Data rows
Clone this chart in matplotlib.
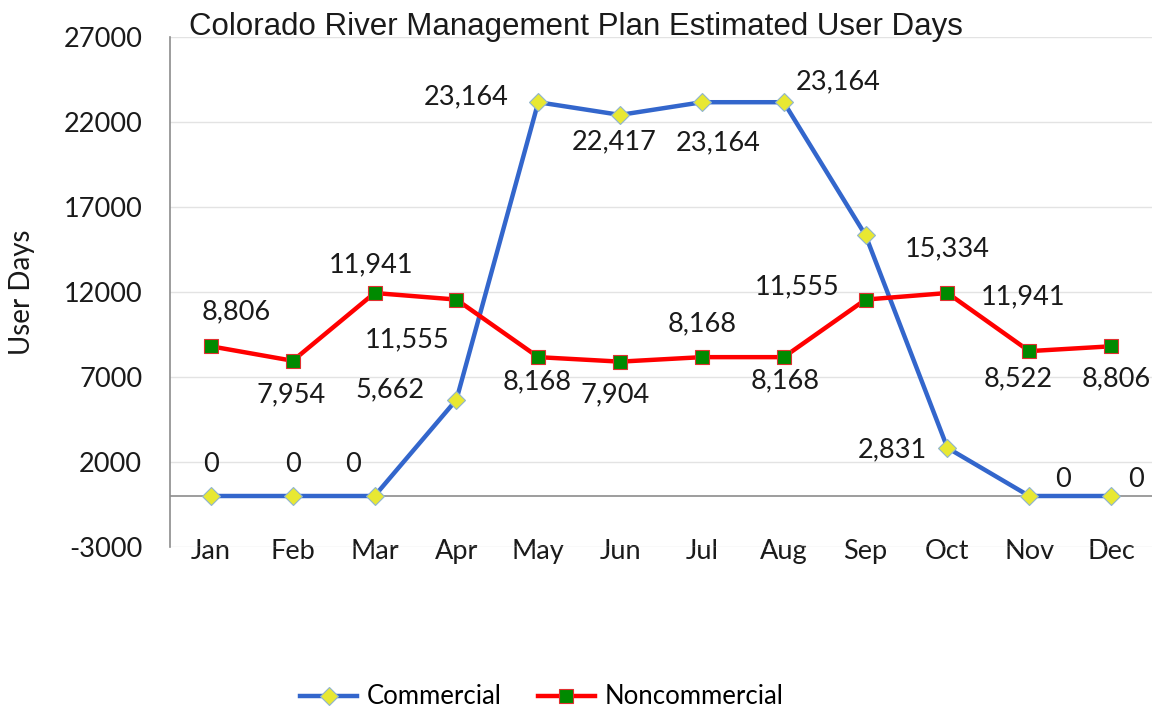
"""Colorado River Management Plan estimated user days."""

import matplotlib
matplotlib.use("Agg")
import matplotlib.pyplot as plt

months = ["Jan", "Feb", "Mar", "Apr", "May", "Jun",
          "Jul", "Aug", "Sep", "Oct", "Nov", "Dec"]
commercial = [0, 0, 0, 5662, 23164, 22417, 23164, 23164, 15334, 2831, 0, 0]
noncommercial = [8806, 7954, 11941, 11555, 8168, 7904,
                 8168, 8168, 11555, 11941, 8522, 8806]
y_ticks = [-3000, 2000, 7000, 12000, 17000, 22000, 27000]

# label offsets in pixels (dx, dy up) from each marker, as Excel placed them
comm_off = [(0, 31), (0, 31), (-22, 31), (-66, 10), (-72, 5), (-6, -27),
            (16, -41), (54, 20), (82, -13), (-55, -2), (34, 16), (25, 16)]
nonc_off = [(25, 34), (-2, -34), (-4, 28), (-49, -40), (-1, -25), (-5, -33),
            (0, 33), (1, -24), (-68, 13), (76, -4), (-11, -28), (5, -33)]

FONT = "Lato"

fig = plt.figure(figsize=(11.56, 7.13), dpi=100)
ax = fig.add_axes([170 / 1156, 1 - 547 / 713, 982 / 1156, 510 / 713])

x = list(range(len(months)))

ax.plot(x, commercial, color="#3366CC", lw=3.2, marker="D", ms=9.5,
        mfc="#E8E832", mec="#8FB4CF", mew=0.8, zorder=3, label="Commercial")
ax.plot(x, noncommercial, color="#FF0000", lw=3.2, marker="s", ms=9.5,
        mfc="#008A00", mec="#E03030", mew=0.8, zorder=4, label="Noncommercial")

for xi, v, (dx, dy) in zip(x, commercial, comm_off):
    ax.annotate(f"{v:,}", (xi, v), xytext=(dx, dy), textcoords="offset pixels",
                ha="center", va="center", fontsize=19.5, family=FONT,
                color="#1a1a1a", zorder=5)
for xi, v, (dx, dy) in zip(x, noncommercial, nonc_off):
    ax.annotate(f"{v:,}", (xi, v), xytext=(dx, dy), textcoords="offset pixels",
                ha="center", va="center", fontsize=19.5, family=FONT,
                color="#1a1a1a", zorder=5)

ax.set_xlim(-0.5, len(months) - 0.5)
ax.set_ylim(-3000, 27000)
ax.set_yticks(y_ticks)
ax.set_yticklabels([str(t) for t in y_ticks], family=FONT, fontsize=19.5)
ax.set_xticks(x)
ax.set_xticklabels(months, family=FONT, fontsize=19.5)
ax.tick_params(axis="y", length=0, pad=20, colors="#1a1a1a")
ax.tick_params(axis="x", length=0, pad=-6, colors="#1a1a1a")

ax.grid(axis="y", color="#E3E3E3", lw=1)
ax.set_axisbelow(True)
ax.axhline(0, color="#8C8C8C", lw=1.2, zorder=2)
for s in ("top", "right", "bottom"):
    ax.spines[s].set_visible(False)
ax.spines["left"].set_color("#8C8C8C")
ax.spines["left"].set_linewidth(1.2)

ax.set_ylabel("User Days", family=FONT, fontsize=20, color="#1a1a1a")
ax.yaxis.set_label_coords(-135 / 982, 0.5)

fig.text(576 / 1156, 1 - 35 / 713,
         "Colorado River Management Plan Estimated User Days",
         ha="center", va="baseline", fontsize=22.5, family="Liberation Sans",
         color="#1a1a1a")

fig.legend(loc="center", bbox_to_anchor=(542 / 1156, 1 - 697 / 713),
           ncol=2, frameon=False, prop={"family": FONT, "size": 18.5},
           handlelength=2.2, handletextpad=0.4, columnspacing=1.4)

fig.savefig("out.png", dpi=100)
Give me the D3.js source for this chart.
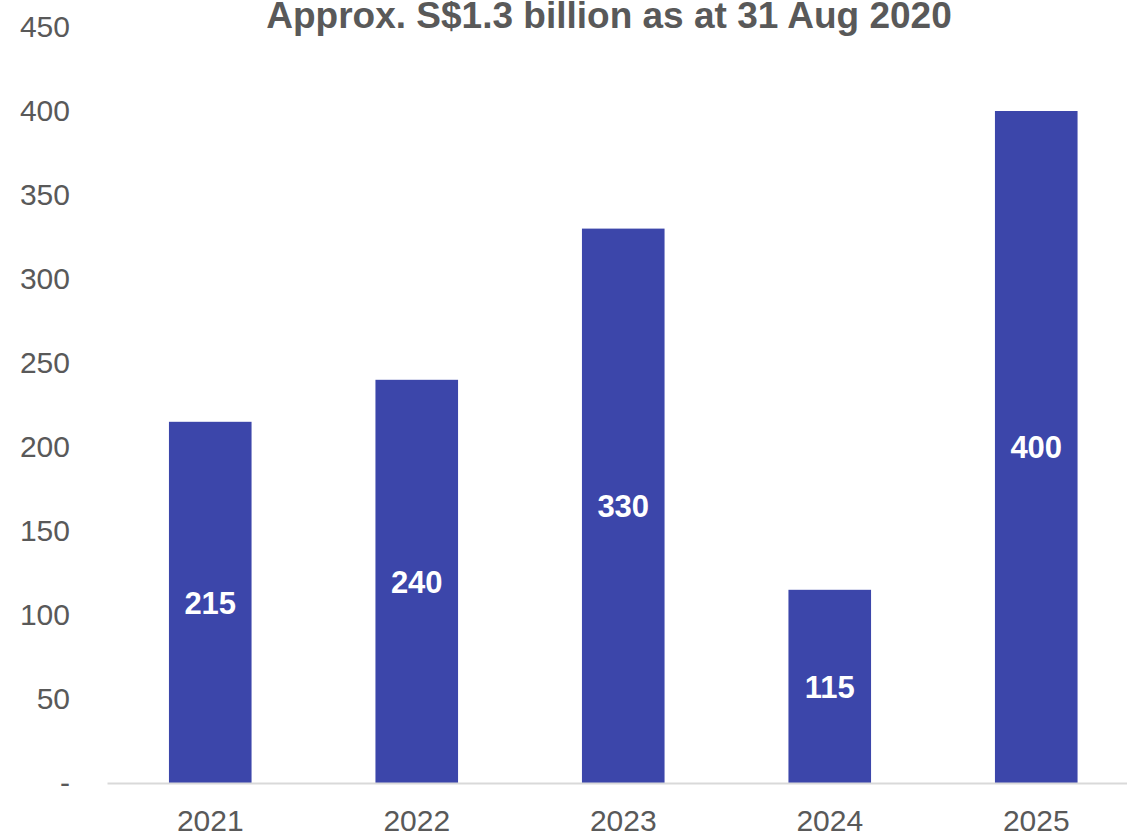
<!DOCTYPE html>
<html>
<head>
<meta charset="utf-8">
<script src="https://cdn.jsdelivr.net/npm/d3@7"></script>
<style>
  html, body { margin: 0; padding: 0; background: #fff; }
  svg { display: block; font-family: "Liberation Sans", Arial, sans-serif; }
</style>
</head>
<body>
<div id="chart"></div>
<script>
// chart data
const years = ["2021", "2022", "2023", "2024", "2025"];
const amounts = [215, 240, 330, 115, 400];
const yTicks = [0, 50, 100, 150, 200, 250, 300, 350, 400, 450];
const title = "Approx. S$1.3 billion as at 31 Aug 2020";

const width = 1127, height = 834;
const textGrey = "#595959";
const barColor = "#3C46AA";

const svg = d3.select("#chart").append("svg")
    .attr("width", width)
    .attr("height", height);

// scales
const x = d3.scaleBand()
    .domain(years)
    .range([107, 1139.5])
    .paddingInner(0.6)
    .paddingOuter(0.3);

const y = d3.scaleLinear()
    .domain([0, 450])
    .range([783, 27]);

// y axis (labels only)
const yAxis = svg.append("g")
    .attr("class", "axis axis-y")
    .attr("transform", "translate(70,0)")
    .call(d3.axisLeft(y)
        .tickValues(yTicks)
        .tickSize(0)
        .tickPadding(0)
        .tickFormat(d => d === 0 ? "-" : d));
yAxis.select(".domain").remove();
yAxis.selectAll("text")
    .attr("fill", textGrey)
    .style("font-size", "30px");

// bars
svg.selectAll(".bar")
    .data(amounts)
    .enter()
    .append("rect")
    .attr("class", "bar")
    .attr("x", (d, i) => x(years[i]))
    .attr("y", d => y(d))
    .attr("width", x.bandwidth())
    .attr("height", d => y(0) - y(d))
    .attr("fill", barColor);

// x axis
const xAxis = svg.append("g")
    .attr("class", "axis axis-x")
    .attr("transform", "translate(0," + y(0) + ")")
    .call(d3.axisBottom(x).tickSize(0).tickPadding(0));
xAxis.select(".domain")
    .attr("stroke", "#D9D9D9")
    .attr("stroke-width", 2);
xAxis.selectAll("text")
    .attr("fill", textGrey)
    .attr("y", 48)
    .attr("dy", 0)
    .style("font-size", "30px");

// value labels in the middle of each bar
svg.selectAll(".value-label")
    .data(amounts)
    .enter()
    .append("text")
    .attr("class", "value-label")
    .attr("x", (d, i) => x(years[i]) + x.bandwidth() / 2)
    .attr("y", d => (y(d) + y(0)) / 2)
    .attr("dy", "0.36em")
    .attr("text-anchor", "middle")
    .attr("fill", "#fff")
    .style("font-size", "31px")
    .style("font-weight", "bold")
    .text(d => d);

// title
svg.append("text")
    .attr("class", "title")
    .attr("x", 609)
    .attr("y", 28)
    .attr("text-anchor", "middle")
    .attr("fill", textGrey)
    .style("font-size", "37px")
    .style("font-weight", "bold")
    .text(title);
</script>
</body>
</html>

Stated goal
Repeat the records above exactly, from the first line through the line containing "y_ticks = [-3000, 2000, 7000, 12000, 17000, 22000, 27000]", and leave out the pictures.

Answer to this task
Clone this chart in matplotlib.
"""Colorado River Management Plan estimated user days."""

import matplotlib
matplotlib.use("Agg")
import matplotlib.pyplot as plt

months = ["Jan", "Feb", "Mar", "Apr", "May", "Jun",
          "Jul", "Aug", "Sep", "Oct", "Nov", "Dec"]
commercial = [0, 0, 0, 5662, 23164, 22417, 23164, 23164, 15334, 2831, 0, 0]
noncommercial = [8806, 7954, 11941, 11555, 8168, 7904,
                 8168, 8168, 11555, 11941, 8522, 8806]
y_ticks = [-3000, 2000, 7000, 12000, 17000, 22000, 27000]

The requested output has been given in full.